It’s hard to imagine that anything could be missing from the English teacher extravaganza that is NCTE. But if anything is missing, it is mandatory reflection time — time away from the learning and the exhibit hall (and the cheerleaders), to process. To be still. To think. To make a plan for the future.
Right now, I desperately need mandatory reflection time.
I have pages upon pages of scratchings in my notebook, but they all pretty much come down to one thing. In the immortal words of Nwanda in Dead Poets Society, here’s what I walk away with:
“Gotta do more. Gotta be more.”
Whether or not you were with us this weekend, Thanksgiving is the perfect moment in the school year to pause, figure out where we’ve been, and make a plan for where we are going to go.

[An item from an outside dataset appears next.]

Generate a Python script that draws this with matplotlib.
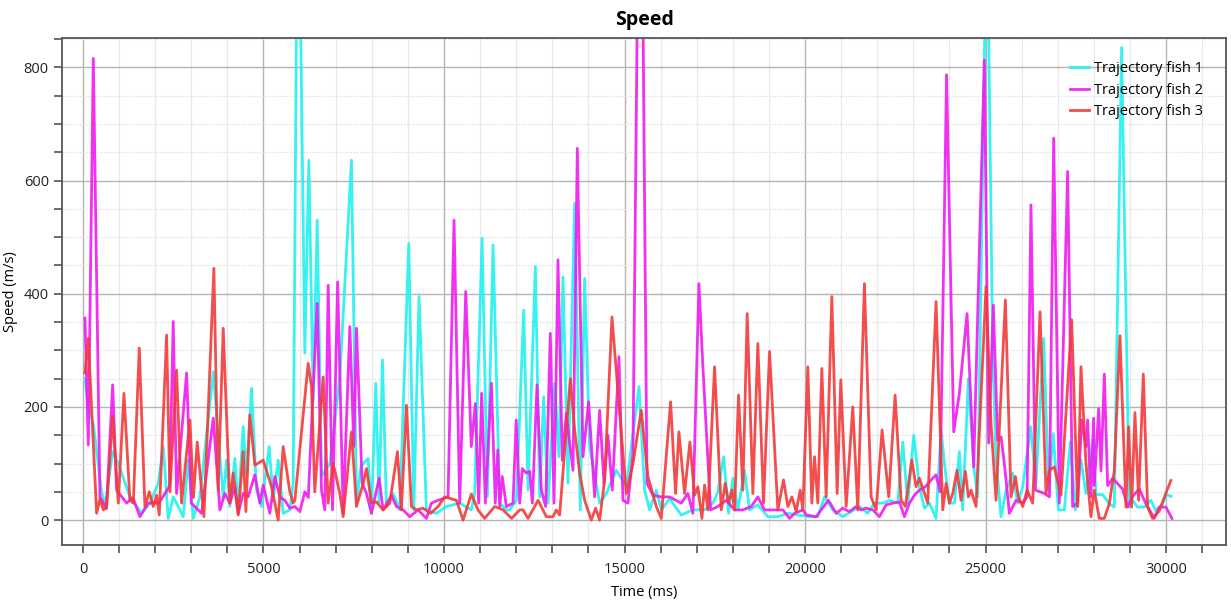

So today instead of a post in which I pontificate on my own NCTE17 takeaways and instead of sharing our Moving Writers NCTE presentation with you (we promise we’ll have that ready for you December 1), I offer you some mandatory reflection time. Here are some questions that might help:
- What’s going well in your class so far this year that you can build on (and if you were at NCTE, what strategies did you get that will help you build on it)?

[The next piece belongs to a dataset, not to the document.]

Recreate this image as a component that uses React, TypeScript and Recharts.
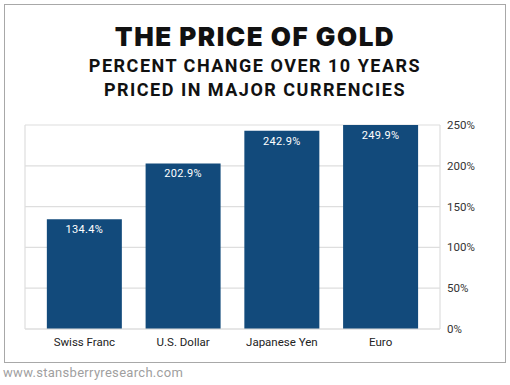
import React from "react";
import { BarChart, Bar, XAxis, YAxis, CartesianGrid, LabelList } from "recharts";

const currencies = ["Swiss Franc", "U.S. Dollar", "Japanese Yen", "Euro"];
const changes = [134.4, 202.9, 242.9, 249.9];
const yTicks = [0, 50, 100, 150, 200, 250];
const title = "THE PRICE OF GOLD";
const subtitle1 = "PERCENT CHANGE OVER 10 YEARS";
const subtitle2 = "PRICED IN MAJOR CURRENCIES";
const footer = "www.stansberryresearch.com";

const data = currencies.map((c, i) => ({ name: c, value: changes[i] }));

const BAR = "#124a7b";
const GRID = "#dedede";
const TEXT_FONT = "Roboto, 'Liberation Sans', Arial, sans-serif";

export default function App() {
  return (
    <div
      style={{
        position: "absolute",
        left: 0,
        top: 0,
        width: 510,
        height: 385,
        background: "#ffffff",
        overflow: "hidden",
      }}
    >
      <div
        style={{
          position: "absolute",
          left: 4,
          top: 4,
          width: 500,
          height: 357,
          border: "1px solid #a8a8a8",
        }}
      />
      <div
        style={{
          position: "absolute",
          left: 0,
          top: 20,
          width: 510,
          textAlign: "center",
          fontFamily: "Inter, Roboto, 'Liberation Sans', sans-serif",
          fontWeight: 900,
          fontSize: 26,
          letterSpacing: 1.5,
          lineHeight: "34px",
          color: "#111",
        }}
      >
        {title}
      </div>
      <div
        style={{
          position: "absolute",
          left: 0,
          top: 54,
          width: 510,
          textAlign: "center",
          fontFamily: "Roboto, 'Liberation Sans', sans-serif",
          fontWeight: 700,
          fontSize: 18,
          letterSpacing: 1.5,
          lineHeight: "24px",
          color: "#111",
        }}
      >
        <div>{subtitle1}</div>
        <div>{subtitle2}</div>
      </div>
      <div style={{ position: "absolute", left: 0, top: 0 }}>
        <BarChart
          width={510}
          height={385}
          data={data}
          margin={{ top: 125, right: 20, bottom: 32, left: 25 }}
          barCategoryGap="12%"
        >
          <CartesianGrid
            stroke={GRID}
            strokeWidth={1.2}
            verticalCoordinatesGenerator={({ offset }: any) => [
              offset.left,
              offset.left + offset.width,
            ]}
          />
          <XAxis
            dataKey="name"
            padding={{ left: 10, right: 10 }}
            tickLine={false}
            axisLine={{ stroke: GRID, strokeWidth: 1.2 }}
            tickSize={0}
            tickMargin={9}
            height={24}
            tick={{ fill: "#222", fontSize: 11.5, fontFamily: TEXT_FONT }}
            interval={0}
          />
          <YAxis
            orientation="right"
            domain={[0, 250]}
            ticks={yTicks}
            tickFormatter={(v: number) => `${v}%`}
            tickLine={false}
            axisLine={false}
            tickSize={0}
            tickMargin={7}
            width={50}
            tick={{ fill: "#333", fontSize: 11.5, fontFamily: TEXT_FONT }}
          />
          <Bar dataKey="value" fill={BAR} isAnimationActive={false}>
            <LabelList
              dataKey="value"
              position="insideTop"
              offset={6}
              formatter={(v: any) => `${Number(v).toFixed(1)}%`}
              style={{ fill: "#ffffff", fontSize: 11, letterSpacing: 0.3, fontFamily: TEXT_FONT }}
            />
          </Bar>
        </BarChart>
      </div>
      <div
        style={{
          position: "absolute",
          left: 3,
          top: 364,
          fontFamily: TEXT_FONT,
          fontSize: 13,
          letterSpacing: 0.3,
          color: "#a0a0a0",
          lineHeight: "18px",
        }}
      >
        {footer}
      </div>
    </div>
  );
}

- What’s not going as well? What can you do right now that will make that element of your class 5% better? (And, NCTE participants, what tool did you find at the convention that might help you do that?)
- Who could you partner with to help you teach 5% better. At NCTE, what relationship did you form or cultivate that can help you achieve some of your classroom goals?
- What questions are you wrestling with? As Cornelius Minor asked teachers, what seems impossible in your classroom or in your context right now? And what questions can you ask about that impossibility? This is where classroom action research (and, I would add, professional writing) come from!
Don’t comment today. Take a nice deep breath. Do some thinking. Take the next little, tiny step toward progress.